◆ Supplied data ◆
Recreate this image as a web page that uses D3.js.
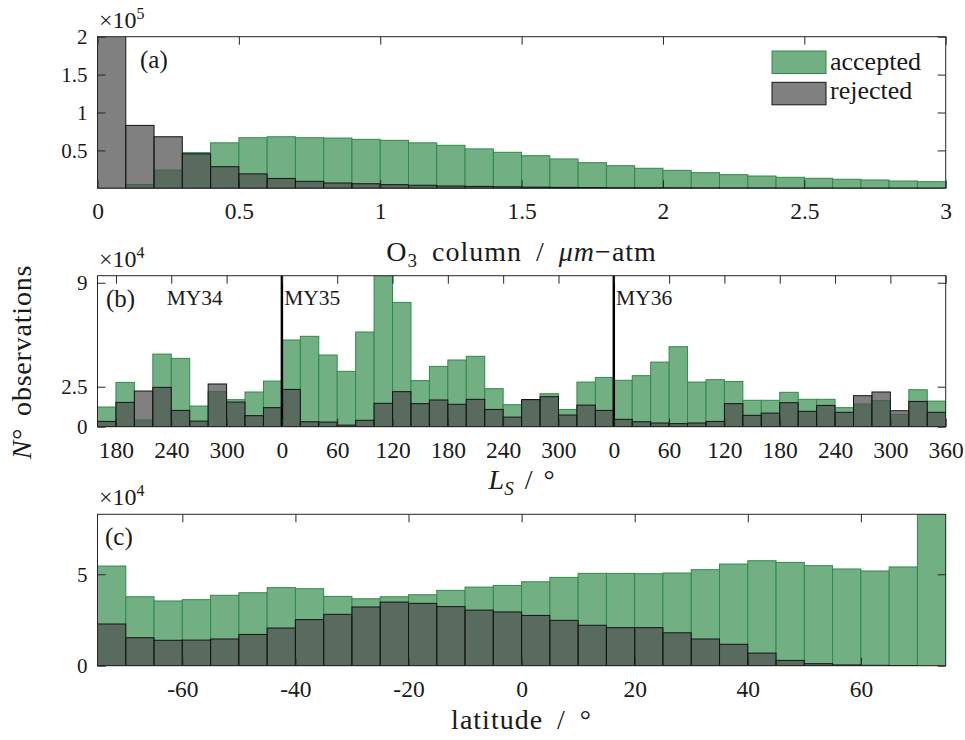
<!DOCTYPE html>
<html>
<head>
<meta charset="utf-8">
<script src="https://cdn.jsdelivr.net/npm/d3@7/dist/d3.min.js"></script>
<style>
  body { margin: 0; background: #ffffff; }
  text { font-family: "Liberation Serif", "Times New Roman", serif; fill: #1a1a1a; }
</style>
</head>
<body>
<svg id="chart" width="965" height="740"></svg>
<script>
// ---------- (a) ozone column histogram, counts in units of 1e5 ----------
const o3BinStarts = d3.range(30).map(i => i / 10);          // 0.0 … 2.9, width 0.1
const o3Accepted = [0.00, 0.05, 0.24, 0.47, 0.60, 0.667, 0.68, 0.667, 0.663, 0.646,
                    0.633, 0.60, 0.567, 0.52, 0.475, 0.43, 0.387, 0.338, 0.298, 0.264,
                    0.237, 0.206, 0.18, 0.162, 0.145, 0.132, 0.119, 0.11, 0.096, 0.087];
const o3Rejected = [2.60, 0.83, 0.68, 0.455, 0.285, 0.19, 0.13, 0.092, 0.07, 0.06,
                    0.048, 0.04, 0.03, 0.025, 0.02, 0.015, 0.012, 0.01, 0.008, 0.007,
                    0.006, 0.005, 0.004, 0.004, 0.003, 0.003, 0.002, 0.002, 0.002, 0.002];
const o3XTicks = [0, 0.5, 1, 1.5, 2, 2.5, 3];
const o3YTicks = [0.5, 1, 1.5, 2];

// ---------- (b) solar longitude histogram, counts in units of 1e4 ----------
// continuous Ls axis: MY34 Ls 160 → MY36 Ls 360 (Ls + 360·(MY−34))
const lsBinStarts = d3.range(46).map(i => 160 + 20 * i);
const lsAccepted = [
  // MY34
  1.23, 2.77, 0.42, 4.54, 4.27, 1.29, 2.19, 1.69, 2.17, 2.85,
  // MY35
  5.42, 5.65, 4.48, 3.46, 5.92, 9.44, 7.77, 2.88, 3.77, 4.17, 4.40, 2.375, 1.375, 1.65, 2.06, 1.08, 2.79, 3.08,
  // MY36
  2.90, 3.19, 4.04, 5.00, 2.79, 2.94, 2.83, 1.65, 1.65, 2.15, 1.71, 1.71, 1.19, 1.42, 1.63, 0.77, 2.31, 1.60];
const lsRejected = [
  // MY34
  0.33, 1.52, 2.23, 2.46, 1.02, 0.35, 2.67, 1.54, 0.69, 1.19,
  // MY35
  2.33, 0.31, 0.29, 0.10, 0.40, 1.46, 2.19, 1.44, 1.67, 1.40, 1.71, 1.08, 0.60, 1.70, 1.875, 0.73, 1.35, 1.02,
  // MY36
  0.46, 0.31, 0.23, 0.19, 0.23, 0.33, 1.44, 0.71, 0.85, 1.50, 0.96, 1.33, 0.90, 1.94, 2.17, 1.00, 1.58, 0.90];
const lsXTicks = [180, 240, 300, 360, 420, 480, 540, 600, 660, 720, 780, 840, 900, 960, 1020, 1080];
const lsXTickLabels = ["180", "240", "300", "0", "60", "120", "180", "240", "300", "0", "60", "120", "180", "240", "300", "360"];
const lsYTicks = [0, 2.5, 9];
const yearStarts = [360, 720];
const yearNames = ["MY34", "MY35", "MY36"];

// ---------- (c) latitude histogram, counts in units of 1e4 ----------
const latBinStarts = d3.range(30).map(i => -75 + 5 * i);
const latAccepted = [5.45, 3.77, 3.54, 3.61, 3.85, 3.99, 4.27, 4.21, 3.79, 3.66,
                     3.77, 3.88, 4.12, 4.30, 4.39, 4.59, 4.83, 5.05, 5.05, 5.03,
                     5.07, 5.25, 5.56, 5.74, 5.65, 5.47, 5.29, 5.18, 5.40, 8.28];
const latRejected = [2.28, 1.53, 1.39, 1.40, 1.46, 1.71, 2.06, 2.52, 2.81, 3.21,
                     3.48, 3.41, 3.23, 3.04, 2.94, 2.75, 2.48, 2.21, 2.08, 2.08,
                     1.80, 1.46, 1.17, 0.69, 0.29, 0.11, 0.04, 0.02, 0.01, 0.00];
const latXTicks = [-60, -40, -20, 0, 20, 40, 60];
const latYTicks = [0, 5];

const seriesNames = ["accepted", "rejected"];

// ---------- styling ----------
const ACC_FILL = "#72b084", ACC_EDGE = "#2f8a4b";
const REJ_FILL = "rgba(79,79,79,0.72)", REJ_EDGE = "#141414";
const AXIS = "#262626";
const X0 = 97.5, X1 = 945.7;
const plain = d => String(d);   // plain hyphen for negatives

const svg = d3.select("#chart");

function drawPanel(cfg) {
  const g = svg.append("g");
  const x = d3.scaleLinear().domain(cfg.xDomain).range([X0, X1]);
  const y = d3.scaleLinear().domain([0, cfg.yMax]).range([cfg.bottom, cfg.top]);

  const clipId = "clip-" + cfg.id;
  svg.append("clipPath").attr("id", clipId)
    .append("rect").attr("x", X0).attr("y", cfg.top)
    .attr("width", X1 - X0).attr("height", cfg.bottom - cfg.top);

  const bars = g.append("g").attr("clip-path", `url(#${clipId})`);
  const bin = (starts, vals) => starts.map((s, i) => ({ s, e: s + cfg.binWidth, v: vals[i] }));

  bars.selectAll("rect.acc").data(bin(cfg.binStarts, cfg.accepted)).join("rect")
    .attr("class", "acc")
    .attr("x", d => x(d.s)).attr("width", d => x(d.e) - x(d.s))
    .attr("y", d => y(d.v)).attr("height", d => y(0) - y(d.v))
    .attr("fill", ACC_FILL).attr("stroke", ACC_EDGE).attr("stroke-width", 1);

  bars.selectAll("rect.rej").data(bin(cfg.binStarts, cfg.rejected)).join("rect")
    .attr("class", "rej")
    .attr("x", d => x(d.s)).attr("width", d => x(d.e) - x(d.s))
    .attr("y", d => y(d.v)).attr("height", d => y(0) - y(d.v))
    .attr("fill", REJ_FILL).attr("stroke", REJ_EDGE).attr("stroke-width", 1);

  if (cfg.extra) cfg.extra(g, x, y);

  // axes with inward ticks on all four sides
  const bottomAxis = d3.axisBottom(x).tickValues(cfg.xTicks).tickSize(-8).tickPadding(14.5)
    .tickFormat((d, i) => cfg.xTickLabels ? cfg.xTickLabels[i] : plain(d));
  const topAxis = d3.axisTop(x).tickValues(cfg.xTicks).tickSize(-8).tickFormat("");
  const leftAxis = d3.axisLeft(y).tickValues(cfg.yTicks).tickSize(-8).tickPadding(10)
    .tickFormat(plain);
  const rightAxis = d3.axisRight(y).tickValues(cfg.yTicks).tickSize(-8).tickFormat("");

  const styleAxis = (sel, fontSize) => {
    sel.select(".domain").remove();
    sel.selectAll(".tick line").attr("stroke", AXIS).attr("stroke-width", 1);
    sel.selectAll(".tick text").attr("font-size", fontSize)
      .attr("font-family", '"Liberation Serif", serif').attr("fill", "#1a1a1a");
  };
  g.append("g").attr("transform", `translate(0,${cfg.bottom})`).call(bottomAxis).call(s => styleAxis(s, 23.5));
  g.append("g").attr("transform", `translate(0,${cfg.top})`).call(topAxis).call(s => styleAxis(s, 23.5));
  g.append("g").attr("transform", `translate(${X0},0)`).call(leftAxis).call(s => styleAxis(s, 21));
  g.append("g").attr("transform", `translate(${X1},0)`).call(rightAxis).call(s => styleAxis(s, 21));

  g.append("rect").attr("x", X0).attr("y", cfg.top)
    .attr("width", X1 - X0).attr("height", cfg.bottom - cfg.top)
    .attr("fill", "none").attr("stroke", AXIS).attr("stroke-width", 1);

  // axis multiplier
  const ex = g.append("text").attr("x", 99).attr("y", cfg.top - 9).attr("font-size", 24);
  ex.append("tspan").text("×10");
  ex.append("tspan").attr("dy", -9).attr("font-size", 16).text(cfg.exponent);

  // panel tag
  g.append("text").attr("x", cfg.tagX).attr("y", cfg.top + 31).attr("font-size", 25).text(cfg.tag);

  return { x, y, g };
}

// (a)
const pa = drawPanel({
  id: "a", tag: "(a)", tagX: 140, top: 36.7, bottom: 188.3, xDomain: [0, 3], yMax: 2,
  binStarts: o3BinStarts, binWidth: 0.1, accepted: o3Accepted, rejected: o3Rejected,
  xTicks: o3XTicks, yTicks: o3YTicks, exponent: "5"
});

// legend
const legend = pa.g.append("g");
[[ACC_FILL, ACC_EDGE], [REJ_FILL, REJ_EDGE]].forEach(([fill, edge], i) => {
  legend.append("rect").attr("x", 772).attr("y", 51 + i * 31.3).attr("width", 54).attr("height", 22.5)
    .attr("fill", fill).attr("stroke", edge).attr("stroke-width", 1);
  legend.append("text").attr("x", 830).attr("y", 70 + i * 29).attr("font-size", 26).text(seriesNames[i]);
});

// (b)
drawPanel({
  id: "b", tag: "(b)", tagX: 106, top: 275.7, bottom: 426.7, xDomain: [160, 1080], yMax: 9.44,
  binStarts: lsBinStarts, binWidth: 20, accepted: lsAccepted, rejected: lsRejected,
  xTicks: lsXTicks, xTickLabels: lsXTickLabels, yTicks: lsYTicks, exponent: "4",
  extra: (g, x, y) => {
    g.selectAll("line.year").data(yearStarts).join("line").attr("class", "year")
      .attr("x1", d => x(d)).attr("x2", d => x(d))
      .attr("y1", 275.7).attr("y2", 426.7)
      .attr("stroke", "#000").attr("stroke-width", 2.5);
    const labelPos = [235, 362.5, 722.5];
    g.selectAll("text.year").data(yearNames).join("text").attr("class", "year")
      .attr("x", (d, i) => x(labelPos[i])).attr("y", 305)
      .attr("font-size", 21.5).text(d => d);
  }
});

// (c)
drawPanel({
  id: "c", tag: "(c)", tagX: 105, top: 514.3, bottom: 665.7, xDomain: [-75, 75], yMax: 8.28,
  binStarts: latBinStarts, binWidth: 5, accepted: latAccepted, rejected: latRejected,
  xTicks: latXTicks, yTicks: latYTicks, exponent: "4"
});

// axis titles
const cx = (X0 + X1) / 2;
const t1 = svg.append("text").attr("x", cx).attr("y", 261).attr("text-anchor", "middle")
  .attr("font-size", 28).attr("letter-spacing", 1).attr("word-spacing", 6);
t1.append("tspan").text("O");
t1.append("tspan").attr("dy", 6).attr("font-size", 19).text("3");
t1.append("tspan").attr("dy", -6).text(" column / ");
t1.append("tspan").attr("font-style", "italic").text("μm");
t1.append("tspan").text("−atm");

const t2 = svg.append("text").attr("x", cx).attr("y", 489).attr("text-anchor", "middle")
  .attr("font-size", 28).attr("word-spacing", 4);
t2.append("tspan").attr("font-style", "italic").text("L");
t2.append("tspan").attr("dy", 6).attr("font-size", 19).attr("font-style", "italic").text("S");
t2.append("tspan").attr("dy", -6).text(" / °");

svg.append("text").attr("x", cx).attr("y", 729).attr("text-anchor", "middle")
  .attr("font-size", 28).attr("letter-spacing", 1).attr("word-spacing", 6).text("latitude / °");

const yl = svg.append("text").attr("transform", "translate(31,362) rotate(-90)")
  .attr("text-anchor", "middle").attr("font-size", 28).attr("letter-spacing", 0.8).attr("word-spacing", 4);
yl.append("tspan").attr("font-style", "italic").text("N");
yl.append("tspan").text("° observations");
</script>
</body>
</html>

◆ Exercise description ◆
Give again, word for word, every line from the top of the data through the line with "const o3YTicks = [0.5, 1, 1.5, 2];", both ends included, and exclude the pictures.

◆ Result for this task ◆
Recreate this image as a web page that uses D3.js.
<!DOCTYPE html>
<html>
<head>
<meta charset="utf-8">
<script src="https://cdn.jsdelivr.net/npm/d3@7/dist/d3.min.js"></script>
<style>
  body { margin: 0; background: #ffffff; }
  text { font-family: "Liberation Serif", "Times New Roman", serif; fill: #1a1a1a; }
</style>
</head>
<body>
<svg id="chart" width="965" height="740"></svg>
<script>
// ---------- (a) ozone column histogram, counts in units of 1e5 ----------
const o3BinStarts = d3.range(30).map(i => i / 10);          // 0.0 … 2.9, width 0.1
const o3Accepted = [0.00, 0.05, 0.24, 0.47, 0.60, 0.667, 0.68, 0.667, 0.663, 0.646,
                    0.633, 0.60, 0.567, 0.52, 0.475, 0.43, 0.387, 0.338, 0.298, 0.264,
                    0.237, 0.206, 0.18, 0.162, 0.145, 0.132, 0.119, 0.11, 0.096, 0.087];
const o3Rejected = [2.60, 0.83, 0.68, 0.455, 0.285, 0.19, 0.13, 0.092, 0.07, 0.06,
                    0.048, 0.04, 0.03, 0.025, 0.02, 0.015, 0.012, 0.01, 0.008, 0.007,
                    0.006, 0.005, 0.004, 0.004, 0.003, 0.003, 0.002, 0.002, 0.002, 0.002];
const o3XTicks = [0, 0.5, 1, 1.5, 2, 2.5, 3];
const o3YTicks = [0.5, 1, 1.5, 2];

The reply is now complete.